In an age that too often passes off legalistic moralism as “The Gospel,” even in supposedly Gospel-centered churches, it’s refreshing to find a source of genuine Law/Gospel preaching. Add to this that the preaching in this case is young, intelligent, hip, and conservative Episcopalian (yes, shocking, I know!), well, it’s worth sharing.
Mockingbird (mbird.com) was born in 2007 in the heart of David Zahl and a couple of his friends as a way to reach disaffected, young, urban hipsters. They not only succeeded, they drew in a few old, rural charismatics too. 😉 The site consists of intriguing writing that covers contemporary culture, events, lit, and music, and it offers some truly excellent preaching podcasts. They even publish a slick quarterly.

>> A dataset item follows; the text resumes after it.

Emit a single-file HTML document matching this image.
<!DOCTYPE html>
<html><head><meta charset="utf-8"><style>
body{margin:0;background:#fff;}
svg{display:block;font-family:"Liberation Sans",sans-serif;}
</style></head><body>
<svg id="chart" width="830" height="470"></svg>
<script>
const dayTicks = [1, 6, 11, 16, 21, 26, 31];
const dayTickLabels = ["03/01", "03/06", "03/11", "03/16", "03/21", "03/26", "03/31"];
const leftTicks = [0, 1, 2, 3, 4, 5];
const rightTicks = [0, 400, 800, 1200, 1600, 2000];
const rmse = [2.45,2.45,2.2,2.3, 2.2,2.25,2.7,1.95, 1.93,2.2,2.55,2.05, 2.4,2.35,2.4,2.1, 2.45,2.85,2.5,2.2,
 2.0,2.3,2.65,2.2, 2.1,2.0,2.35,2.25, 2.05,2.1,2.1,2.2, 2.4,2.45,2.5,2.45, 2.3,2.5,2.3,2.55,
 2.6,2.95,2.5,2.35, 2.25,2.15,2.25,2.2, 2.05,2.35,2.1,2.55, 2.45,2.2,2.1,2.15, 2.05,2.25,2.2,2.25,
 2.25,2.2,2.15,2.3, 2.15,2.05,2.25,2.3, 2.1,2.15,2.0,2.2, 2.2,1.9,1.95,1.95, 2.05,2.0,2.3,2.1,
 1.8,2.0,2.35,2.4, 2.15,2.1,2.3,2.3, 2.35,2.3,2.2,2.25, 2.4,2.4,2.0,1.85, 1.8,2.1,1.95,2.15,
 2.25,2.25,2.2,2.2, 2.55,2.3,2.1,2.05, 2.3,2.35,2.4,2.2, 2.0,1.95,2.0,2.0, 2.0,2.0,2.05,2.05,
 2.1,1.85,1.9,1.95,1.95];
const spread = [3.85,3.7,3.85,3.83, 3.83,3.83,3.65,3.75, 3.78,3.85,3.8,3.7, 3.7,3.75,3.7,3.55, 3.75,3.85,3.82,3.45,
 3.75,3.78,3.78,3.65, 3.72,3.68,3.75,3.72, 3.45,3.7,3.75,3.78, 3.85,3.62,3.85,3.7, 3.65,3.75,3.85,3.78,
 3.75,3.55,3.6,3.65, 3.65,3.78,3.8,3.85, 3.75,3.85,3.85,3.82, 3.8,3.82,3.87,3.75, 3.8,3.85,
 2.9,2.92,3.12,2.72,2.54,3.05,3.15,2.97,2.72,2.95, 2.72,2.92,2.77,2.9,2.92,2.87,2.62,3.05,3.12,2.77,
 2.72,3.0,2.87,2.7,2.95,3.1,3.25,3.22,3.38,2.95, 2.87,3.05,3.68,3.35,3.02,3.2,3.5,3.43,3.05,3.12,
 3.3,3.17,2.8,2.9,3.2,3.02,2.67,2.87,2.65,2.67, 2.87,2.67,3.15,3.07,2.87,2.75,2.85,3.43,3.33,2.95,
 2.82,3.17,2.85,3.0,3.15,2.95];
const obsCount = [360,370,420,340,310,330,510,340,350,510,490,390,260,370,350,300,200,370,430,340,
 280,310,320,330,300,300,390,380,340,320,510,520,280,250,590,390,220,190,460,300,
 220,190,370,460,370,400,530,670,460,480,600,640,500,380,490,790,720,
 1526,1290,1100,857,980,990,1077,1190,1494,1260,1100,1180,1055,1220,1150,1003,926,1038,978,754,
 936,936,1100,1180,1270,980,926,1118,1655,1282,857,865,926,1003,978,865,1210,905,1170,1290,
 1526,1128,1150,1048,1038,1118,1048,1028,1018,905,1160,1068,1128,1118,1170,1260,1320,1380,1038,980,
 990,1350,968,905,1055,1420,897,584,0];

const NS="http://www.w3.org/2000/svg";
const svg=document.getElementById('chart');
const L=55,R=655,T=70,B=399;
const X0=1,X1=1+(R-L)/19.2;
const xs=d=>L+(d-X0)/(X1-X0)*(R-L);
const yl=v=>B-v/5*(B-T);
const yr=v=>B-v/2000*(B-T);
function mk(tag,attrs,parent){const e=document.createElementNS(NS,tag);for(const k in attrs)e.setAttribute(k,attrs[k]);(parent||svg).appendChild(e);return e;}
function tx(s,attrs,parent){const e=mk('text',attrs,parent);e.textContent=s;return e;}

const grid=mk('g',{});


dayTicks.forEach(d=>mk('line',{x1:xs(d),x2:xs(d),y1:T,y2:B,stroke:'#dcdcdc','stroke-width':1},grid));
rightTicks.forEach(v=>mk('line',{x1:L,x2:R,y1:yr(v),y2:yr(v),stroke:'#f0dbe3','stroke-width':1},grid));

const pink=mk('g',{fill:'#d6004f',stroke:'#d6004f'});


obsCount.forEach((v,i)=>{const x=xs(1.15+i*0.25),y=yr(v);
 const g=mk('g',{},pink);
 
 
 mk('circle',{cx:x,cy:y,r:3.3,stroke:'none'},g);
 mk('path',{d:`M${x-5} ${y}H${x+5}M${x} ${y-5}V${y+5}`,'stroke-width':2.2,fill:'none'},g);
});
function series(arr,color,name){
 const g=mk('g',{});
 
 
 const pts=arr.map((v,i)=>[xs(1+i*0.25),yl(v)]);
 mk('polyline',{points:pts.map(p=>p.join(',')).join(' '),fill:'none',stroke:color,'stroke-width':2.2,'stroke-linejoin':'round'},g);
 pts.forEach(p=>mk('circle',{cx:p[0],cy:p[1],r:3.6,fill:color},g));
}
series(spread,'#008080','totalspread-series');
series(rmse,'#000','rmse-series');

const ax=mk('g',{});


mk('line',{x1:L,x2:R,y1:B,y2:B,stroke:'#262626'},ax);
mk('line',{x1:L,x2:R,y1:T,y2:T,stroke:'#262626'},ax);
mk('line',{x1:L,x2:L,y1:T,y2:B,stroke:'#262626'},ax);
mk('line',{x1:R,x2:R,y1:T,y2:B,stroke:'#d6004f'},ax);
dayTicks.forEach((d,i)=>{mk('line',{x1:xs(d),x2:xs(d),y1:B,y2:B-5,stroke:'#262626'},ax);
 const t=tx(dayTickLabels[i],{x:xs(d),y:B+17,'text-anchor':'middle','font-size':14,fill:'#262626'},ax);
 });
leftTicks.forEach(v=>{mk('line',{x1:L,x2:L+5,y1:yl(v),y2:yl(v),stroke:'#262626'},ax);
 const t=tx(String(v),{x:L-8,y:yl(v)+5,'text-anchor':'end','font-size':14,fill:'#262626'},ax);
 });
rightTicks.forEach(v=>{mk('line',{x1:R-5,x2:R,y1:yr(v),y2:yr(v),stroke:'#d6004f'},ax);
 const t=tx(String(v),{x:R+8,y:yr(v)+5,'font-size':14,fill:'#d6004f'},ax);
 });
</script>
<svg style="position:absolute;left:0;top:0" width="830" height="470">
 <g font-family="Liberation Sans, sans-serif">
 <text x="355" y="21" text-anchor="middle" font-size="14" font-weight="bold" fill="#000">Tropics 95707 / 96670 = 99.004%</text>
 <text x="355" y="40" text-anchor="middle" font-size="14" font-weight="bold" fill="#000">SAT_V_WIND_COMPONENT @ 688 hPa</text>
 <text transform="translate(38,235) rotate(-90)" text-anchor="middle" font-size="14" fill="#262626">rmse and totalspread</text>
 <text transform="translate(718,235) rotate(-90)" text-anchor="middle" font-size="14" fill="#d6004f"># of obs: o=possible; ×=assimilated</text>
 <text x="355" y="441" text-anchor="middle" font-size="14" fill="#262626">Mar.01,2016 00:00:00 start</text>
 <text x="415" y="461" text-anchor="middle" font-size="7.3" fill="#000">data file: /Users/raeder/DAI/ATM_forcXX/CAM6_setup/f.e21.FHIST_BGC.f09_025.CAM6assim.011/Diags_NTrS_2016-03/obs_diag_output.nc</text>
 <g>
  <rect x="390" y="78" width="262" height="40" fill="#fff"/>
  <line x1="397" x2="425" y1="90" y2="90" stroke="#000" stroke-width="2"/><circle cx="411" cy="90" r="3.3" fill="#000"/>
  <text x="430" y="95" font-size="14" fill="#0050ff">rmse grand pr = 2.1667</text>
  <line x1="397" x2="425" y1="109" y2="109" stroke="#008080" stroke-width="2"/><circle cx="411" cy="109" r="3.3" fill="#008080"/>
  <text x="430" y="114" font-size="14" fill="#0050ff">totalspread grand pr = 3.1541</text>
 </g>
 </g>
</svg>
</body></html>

Most of all, the Mockingbird crew tackles 21st century life in a way that is astute, grace-filled, humble, and relevant—a combo sorely needed in the modern American church. I’ve found the preaching of Jacob Smith, in particular, to be some of the best I’ve ever heard.

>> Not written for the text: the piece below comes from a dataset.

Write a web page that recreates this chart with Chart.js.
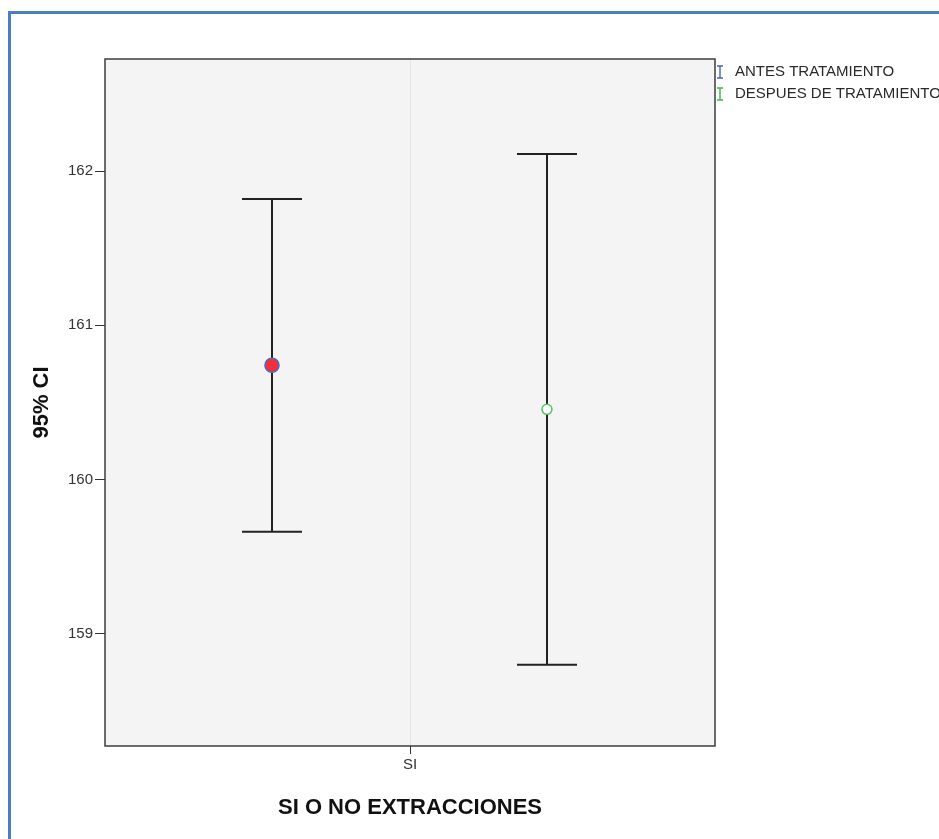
<!DOCTYPE html>
<html>
<head>
<meta charset="utf-8">
<script src="https://cdn.jsdelivr.net/npm/chart.js@4"></script>
<style>
  html, body { margin: 0; padding: 0; background: #ffffff; }
  #wrap { width: 939px; height: 839px; }
</style>
</head>
<body>
<div id="wrap"><canvas id="c" width="939" height="839"></canvas></div>
<script>
// Group on the x axis and the two series measured within it
const categories = ['SI'];
const seriesNames = ['ANTES TRATAMIENTO', 'DESPUES DE TRATAMIENTO'];
// Means and 95% confidence limits per series
const means = [160.741, 160.456];
const lowerCI = [159.663, 158.800];
const upperCI = [161.818, 162.110];
const yTicks = [159, 160, 161, 162];

// Side-by-side dodge of the series around the group centre
const dodge = [-0.4525, 0.449];
const markerStyles = [
  { r: 7, fill: '#f2303c', stroke: '#5566c8', legend: '#4a5fc0' },
  { r: 5, fill: '#ffffff', stroke: '#5cc46a', legend: '#3fb24f' }
];

const datasets = seriesNames.map((name, i) => ({
  label: name,
  data: categories.map((c, ci) => ({ x: ci + dodge[i], y: means[i] })),
  pointRadius: markerStyles[i].r,
  pointHoverRadius: markerStyles[i].r,
  pointBackgroundColor: markerStyles[i].fill,
  pointBorderColor: markerStyles[i].stroke,
  pointBorderWidth: 1.6,
  showLine: false
}));

const framePlugin = {
  id: 'frame',
  beforeDraw(chart) {
    const { ctx, chartArea: a } = chart;
    ctx.save();
    // outer blue frame
    ctx.strokeStyle = '#4c7fbf';
    ctx.lineWidth = 3;
    ctx.beginPath();
    ctx.moveTo(9.5, 839);
    ctx.lineTo(9.5, 12.5);
    ctx.lineTo(939, 12.5);
    ctx.stroke();
    // plot background
    ctx.fillStyle = '#f4f4f4';
    ctx.fillRect(a.left, a.top, a.right - a.left, a.bottom - a.top);
    ctx.restore();
  },
  beforeDatasetsDraw(chart) {
    const { ctx } = chart;
    const ys = chart.scales.y;
    ctx.save();
    ctx.strokeStyle = '#222222';
    ctx.lineWidth = 2;
    chart.data.datasets.forEach((ds, i) => {
      const meta = chart.getDatasetMeta(i);
      meta.data.forEach((pt) => {
        const x = Math.round(pt.x);
        const yl = ys.getPixelForValue(lowerCI[i]);
        const yu = ys.getPixelForValue(upperCI[i]);
        const hw = 30;
        ctx.beginPath();
        ctx.moveTo(x, yu); ctx.lineTo(x, yl);
        ctx.moveTo(x - hw, yu); ctx.lineTo(x + hw, yu);
        ctx.moveTo(x - hw, yl); ctx.lineTo(x + hw, yl);
        ctx.stroke();
      });
    });
    ctx.restore();
  },
  afterDraw(chart) {
    const { ctx, chartArea: a } = chart;
    ctx.save();
    // plot border
    ctx.strokeStyle = '#3c3c3c';
    ctx.lineWidth = 1.5;
    ctx.strokeRect(a.left, a.top, a.right - a.left, a.bottom - a.top);
    // legend with error-bar glyphs
    ctx.font = '15px "Liberation Sans", Arial, sans-serif';
    ctx.textBaseline = 'middle';
    seriesNames.forEach((name, i) => {
      const cy = 72 + i * 22;
      const gx = 720;
      ctx.strokeStyle = markerStyles[i].legend;
      ctx.lineWidth = 1.4;
      ctx.beginPath();
      ctx.moveTo(gx, cy - 6); ctx.lineTo(gx, cy + 6);
      ctx.moveTo(gx - 3, cy - 6); ctx.lineTo(gx + 3, cy - 6);
      ctx.moveTo(gx - 3, cy + 6); ctx.lineTo(gx + 3, cy + 6);
      ctx.stroke();
      ctx.fillStyle = '#2a2a2a';
      ctx.fillText(name, 735, cy);
    });
    ctx.restore();
  }
};

new Chart(document.getElementById('c'), {
  type: 'scatter',
  data: { datasets },
  plugins: [framePlugin],
  options: {
    responsive: false,
    animation: false,
    devicePixelRatio: 1,
    layout: { padding: { left: 0, top: 59, right: 224, bottom: 0 } },
    plugins: { legend: { display: false }, tooltip: { enabled: false } },
    scales: {
      x: {
        type: 'linear',
        min: -1,
        max: categories.length,
        afterBuildTicks(s) { s.ticks = categories.map((c, i) => ({ value: i })); },
        afterFit(s) { s.height = 93; },
        ticks: {
          callback: (v) => categories[v] ?? '',
          color: '#333333',
          font: { family: '"Liberation Sans", Arial, sans-serif', size: 15 },
          padding: 2,
          maxRotation: 0
        },
        grid: {
          color: '#e4e4e4',
          tickColor: '#333333',
          tickLength: 8,
          lineWidth: 1
        },
        border: { display: false },
        title: {
          display: true,
          text: 'SI O NO EXTRACCIONES',
          color: '#111111',
          font: { family: '"Liberation Sans", Arial, sans-serif', size: 22, weight: 'bold' },
          padding: { top: 0, bottom: 18 }
        }
      },
      y: {
        min: 158.274,
        max: 162.726,
        afterBuildTicks(s) { s.ticks = yTicks.map(v => ({ value: v })); },
        afterFit(s) { s.width = 105; },
        ticks: {
          color: '#333333',
          font: { family: '"Liberation Sans", Arial, sans-serif', size: 15 },
          padding: 2
        },
        grid: {
          drawOnChartArea: false,
          tickColor: '#333333',
          tickLength: 10
        },
        border: { display: false },
        title: {
          display: true,
          text: '95% CI',
          color: '#111111',
          font: { family: '"Liberation Sans", Arial, sans-serif', size: 22, weight: 'bold' },
          padding: { top: 29, bottom: 0 }
        }
      }
    }
  }
});
</script>
</body>
</html>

Yes, the writing occasionally strays into East Coast literary journal-like esoterica, and love for certain aspects of culture sometimes exceeds its quota (if you don’t consider Seinfeld genius, well…), but overall, this is a great resource. Nothing thrills me more than to hear other Christians talking about the kinds of topics I tackle here at Cerulean Sanctum. I don’t agree with their take on everything, but even when I don’t, it still gets me thinking—and Gospel-driven thinking in the American Church should be something we celebrate.

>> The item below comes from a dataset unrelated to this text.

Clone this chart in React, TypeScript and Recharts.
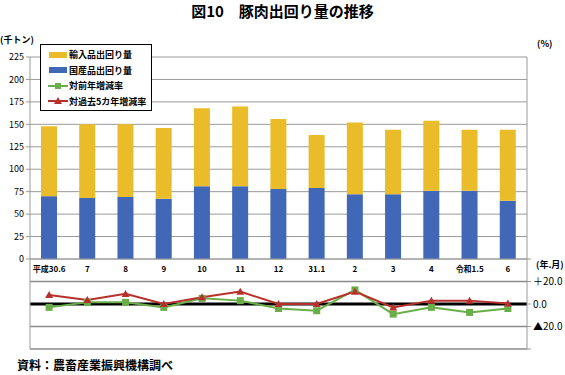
import {
  ComposedChart,
  BarChart,
  Bar,
  Line,
  XAxis,
  YAxis,
  CartesianGrid,
  ReferenceLine,
} from "recharts";

const JP = '"Noto Sans CJK JP", "Noto Sans", sans-serif';

// categories (年.月)
const months = ["平成30.6", "7", "8", "9", "10", "11", "12", "31.1", "2", "3", "4", "令和1.5", "6"];
// 千トン
const domestic = [70, 68, 69, 67, 81, 81, 78, 79, 72, 72, 76, 76, 65];
const imported = [78, 82, 81, 79, 87, 89, 78, 59, 80, 72, 78, 68, 79];
// %
const vsPrevYear = [-3, 1.5, 1.5, -3, 5, 3, -4, -6, 12.5, -9, -3, -7.5, -4];
const vsPast5Years = [8, 3.5, 9, 0, 6, 11, 0, 0, 11, -3, 3, 3, 0.5];

const leftTicks = [0, 25, 50, 75, 100, 125, 150, 175, 200, 225];
const pctTicks = [-40, -20, 0, 20, 40];

const COLORS = {
  imported: "#EBBC2A",
  domestic: "#4068B6",
  prev: "#6AAE4A",
  past5: "#B8302C",
  grid: "#9a9a9a",
};

const barData = months.map((m, i) => ({ label: m, domestic: domestic[i], imported: imported[i] }));
const lineData = months.map((m, i) => ({ label: m, prev: vsPrevYear[i], past5: vsPast5Years[i] }));

const Square = (props: any) => {
  const { cx, cy } = props;
  if (cx == null || cy == null) return null;
  return <rect x={cx - 3.5} y={cy - 3.5} width={7} height={7} fill={COLORS.prev} />;
};

const Triangle = (props: any) => {
  const { cx, cy } = props;
  if (cx == null || cy == null) return null;
  return <path d={`M${cx},${cy - 4} L${cx + 4},${cy + 3} L${cx - 4},${cy + 3} Z`} fill={COLORS.past5} />;
};

const legendItems = [
  { name: "輸入品出回り量", kind: "bar", color: COLORS.imported },
  { name: "国産品出回り量", kind: "bar", color: COLORS.domestic },
  { name: "対前年増減率", kind: "sq", color: COLORS.prev },
  { name: "対過去5カ年増減率", kind: "tri", color: COLORS.past5 },
];

function LegendBox() {
  return (
    <div
      style={{
        position: "absolute",
        left: 40,
        top: 44,
        border: "1px solid #000",
        background: "#fff",
        width: 112,
        height: 67,
        boxSizing: "border-box",
        padding: "2px 0 0 7px",
        fontFamily: JP,
        fontSize: 9,
        fontWeight: "bold",
      }}
    >
      {legendItems.map((it) => (
        <div key={it.name} style={{ display: "flex", alignItems: "center", height: 15.5, whiteSpace: "nowrap" }}>
          <svg width={20} height={10} style={{ marginRight: 1 }}>
            {it.kind === "bar" && <rect x={1} y={2} width={18} height={6} fill={it.color} />}
            {it.kind !== "bar" && <line x1={0} y1={5} x2={20} y2={5} stroke={it.color} strokeWidth={2} />}
            {it.kind === "sq" && <rect x={7} y={2} width={6} height={6} fill={it.color} />}
            {it.kind === "tri" && <path d="M10,1 L14,8 L6,8 Z" fill={it.color} />}
          </svg>
          <span>{it.name}</span>
        </div>
      ))}
    </div>
  );
}

// only ±20 and 0 carry labels
const pctFormat = (v: number) =>
  Math.abs(v) > 20 ? "" : v > 0 ? `＋${v.toFixed(1)}` : v < 0 ? `▲${Math.abs(v).toFixed(1)}` : "0.0";

export default function App() {
  return (
    <div
      style={{
        position: "absolute",
        left: 0,
        top: 0,
        width: 565,
        height: 375,
        background: "#fff",
        fontFamily: JP,
        color: "#000",
      }}
    >
      <div style={{ position: "absolute", top: 0, width: 565, textAlign: "center", fontSize: 15, fontWeight: "bold", lineHeight: "22px" }}>
        図10　豚肉出回り量の推移
      </div>
      <div style={{ position: "absolute", left: 0, top: 33, fontSize: 9, fontWeight: "bold", whiteSpace: "nowrap" }}>(千トン)</div>
      <div style={{ position: "absolute", left: 537, top: 37, fontSize: 9, fontWeight: "bold", whiteSpace: "nowrap" }}>(%)</div>
      <div style={{ position: "absolute", left: 536, top: 258, fontSize: 9, fontWeight: "bold", whiteSpace: "nowrap" }}>(年.月)</div>

      <div style={{ position: "absolute", left: 0, top: 0 }}>
        <BarChart width={565} height={285} data={barData} margin={{ top: 57, right: 0, bottom: 0, left: 0 }} barSize={16}>
          <CartesianGrid vertical={false} stroke={COLORS.grid} />
          <XAxis
            dataKey="label"
            interval={0}
            height={26}
            tickLine={false}
            tickMargin={1}
            axisLine={{ stroke: COLORS.grid }}
            tick={{ fontSize: 8, fontWeight: "bold", fill: "#000", fontFamily: JP }}
          />
          <YAxis
            width={30}
            domain={[0, 225]}
            ticks={leftTicks}
            interval={0}
            tickSize={4}
            tickLine={{ stroke: COLORS.grid }}
            axisLine={{ stroke: COLORS.grid }}
            tick={{ fontSize: 9, fill: "#000", fontFamily: JP }}
          />
          <YAxis
            yAxisId="r"
            orientation="right"
            width={38}
            domain={[0, 225]}
            ticks={leftTicks}
            tick={false}
            tickSize={4}
            tickLine={{ stroke: COLORS.grid }}
            axisLine={{ stroke: COLORS.grid }}
          />
          <Bar dataKey="domestic" stackId="a" fill={COLORS.domestic} isAnimationActive={false} />
          <Bar dataKey="imported" stackId="a" fill={COLORS.imported} isAnimationActive={false} />
        </BarChart>
      </div>

      <LegendBox />

      <div style={{ position: "absolute", left: 0, top: 249 }}>
        <ComposedChart width={565} height={110} data={lineData} margin={{ top: 10, right: 0, bottom: 10, left: 0 }}>
          <XAxis dataKey="label" scale="band" hide />
          <YAxis
            yAxisId="l"
            width={30}
            domain={[-40, 40]}
            ticks={pctTicks}
            tick={false}
            tickSize={4}
            tickLine={{ stroke: COLORS.grid }}
            axisLine={{ stroke: COLORS.grid }}
          />
          <YAxis
            orientation="right"
            width={38}
            domain={[-40, 40]}
            ticks={pctTicks}
            interval={0}
            tickSize={4}
            tickFormatter={pctFormat}
            tickLine={{ stroke: COLORS.grid }}
            axisLine={{ stroke: COLORS.grid }}
            tick={{ fontSize: 10, fill: "#000", fontFamily: JP }}
          />
          <ReferenceLine y={20} stroke="#8a8a8a" strokeWidth={1.5} />
          <ReferenceLine y={-20} stroke="#8a8a8a" strokeWidth={1.5} />
          <ReferenceLine y={-40} stroke="#8a8a8a" strokeWidth={1.5} />
          <ReferenceLine y={0} stroke="#000" strokeWidth={3} />
          <Line dataKey="prev" stroke={COLORS.prev} strokeWidth={2} dot={<Square />} isAnimationActive={false} />
          <Line dataKey="past5" stroke={COLORS.past5} strokeWidth={2} dot={<Triangle />} isAnimationActive={false} />
        </ComposedChart>
      </div>

      <div style={{ position: "absolute", left: 17, top: 356, fontSize: 12, fontWeight: "bold" }}>
        資料：農畜産業振興機構調べ
      </div>
    </div>
  );
}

2 thoughts on “Plugging Mockingbird”
I’m glad of your post, Dan, especially since I’ve long been a fan of mbird.
However, I do wonder quite what you mean by “East Coast literary journal pretentiousness”…?
(I accept that my ignorance here may be due to the fact that I’m a Brit who has only ever spent four days in the US of A.)
Interesting, Rob. I changed that line several days ago because I thought it might sound too negative. Wondering how you are reading an older version! It now reads “…strays into East Coast literary journal-like esoterica.”
I think the new line captures my feeling better. Some of those journals have a tendency to discuss cultural minutia in a way that distances from those who are not the “in” crowd, who have never discussed the metaphors in a von Trier film or the persistance of memory (or lack thereof) in an Ishiguro novel.
While I believe we Christians in the West need to look at the outliers of culture, we run the risk of being elitist among our brethren if we focus too hard on auteurs who are strangers to the rank and file. We need to be careful that we don’t build a wall and make ourselves out to be a little too hoity-toity.